Oh, you’re right. The worst thing about this job is that I can’t control the experience that the guest has at the point of purchase. Grocery stores aren’t good at building brands. And I’m doing it behind a frozen glass door. So that’s where our digital strategy comes into play: if you look at our website, it’s a lifestyle brand website where we educate the consumer, where we’re a resource for the consumer on nutrition. That’s why we have the partnerships with our brand ambassadors and our training programs that we’re putting in schools around nutrition. Just like we believed at Lululemon that if you gave free yoga classes, you built the number of people doing yoga—and that built the business of the yoga instructors. It attracted more people in, grew the market—and then we sold more yogawear. Now I’m in the business of growing the market for nutritious products.

Luvo is also different from Lululemon in that it will get to a point where it becomes difficult to scale up to the next level, because of the manufacturing involved, the distribution required—the fact that you’re not vertically integrated with your own stores.
My focus is on developing products and brand. So the complexity of capital it adds and the returns to shareholders to also be the manufacturer is tough. If I had the capital to build out the retail stores, believe me I’d do that in a heartbeat. But you’re talking about products with 35 to 40 per cent margins versus products that have 70 per cent margins, in the apparel world or the coffee world. When you take other people’s money, you eventually have to give them a return on their money.

So you either have to go public or you have to almost become a regular income stream, a REIT, like an A&W would be—where you in essence license the brand to them and pay them a royalty. Or you do what Vega did or Gardein did and you sell to somebody who’s looking for new innovation. The big companies end up buying or investing in a lot of the small brands; it’s probably one of the reasons I’m the only one left standing, because pretty much everybody gets bought out at the stage I’ll be at next year. But I won’t have provided the return to shareholders that I’m looking for if I sell out that quick. So I need to give it a few years.

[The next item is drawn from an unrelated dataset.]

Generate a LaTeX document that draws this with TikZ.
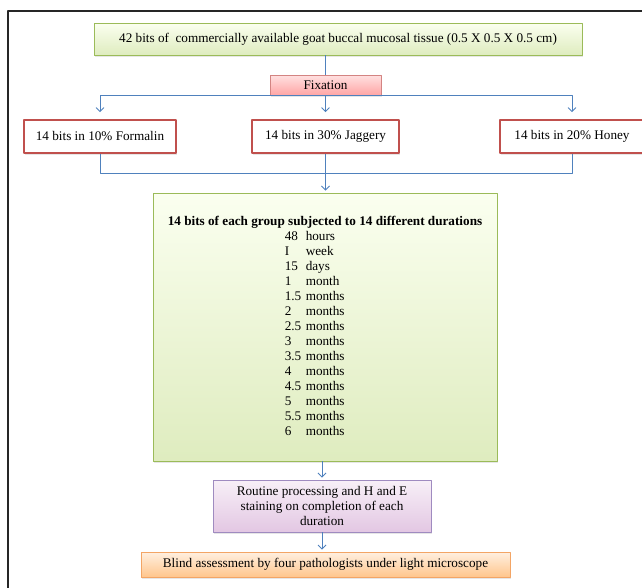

You’ve talked before about having “excess capacity”—and Luvo is currently small enough that you have time to work on other projects, including for Adidas and your new VC fund, Campfire. Do you see Luvo growing into a full-time job? Or do you like this new world of having your fingers in a bunch of different pies?
I kind of like the new world! I find I’m actually at one of the most creative points in my life. There are a lot of small companies that need help—through both Campfire or otherwise, like the Wize Monkey guys, who created this green tea coffee-leaf product that gives farmers in coffee-growing regions a nine-month crop versus a three-month crop. I actually have time to help the Wize Monkey guys figure out a better business plan. And that’s what I like to think about: business models and brand strategies and positioning and scaling.

Having a partner like Adidas allows us to grow Luvo’s nutrition story, which is what they’ve committed to, and in exchange I’m helping them a little bit with their branding. I can do that in my sleep, so that’s pretty easy. I don’t have to be tied to the day-to-day stuff at Luvo. I’ve got a very strong team here that I rely on, that’s growing the business with me, and when it gets to that size and scale—in about two to three years—the truth is, it’s probably time for whatever the exit strategy is anyway.

So you don’t want to stay on as CEO when Luvo is owned by, say, General Mills?
No, I wouldn’t. I couldn’t. That would drive me crazy.

How about running another big company?
No, I have no desire. I like creating businesses and brands and coaching and mentoring young companies. I can do that from my boat up in Prideaux Harbour. I can do that from my home in Whistler. I get to live a little bit of a life while building businesses. That’s actually pretty attractive.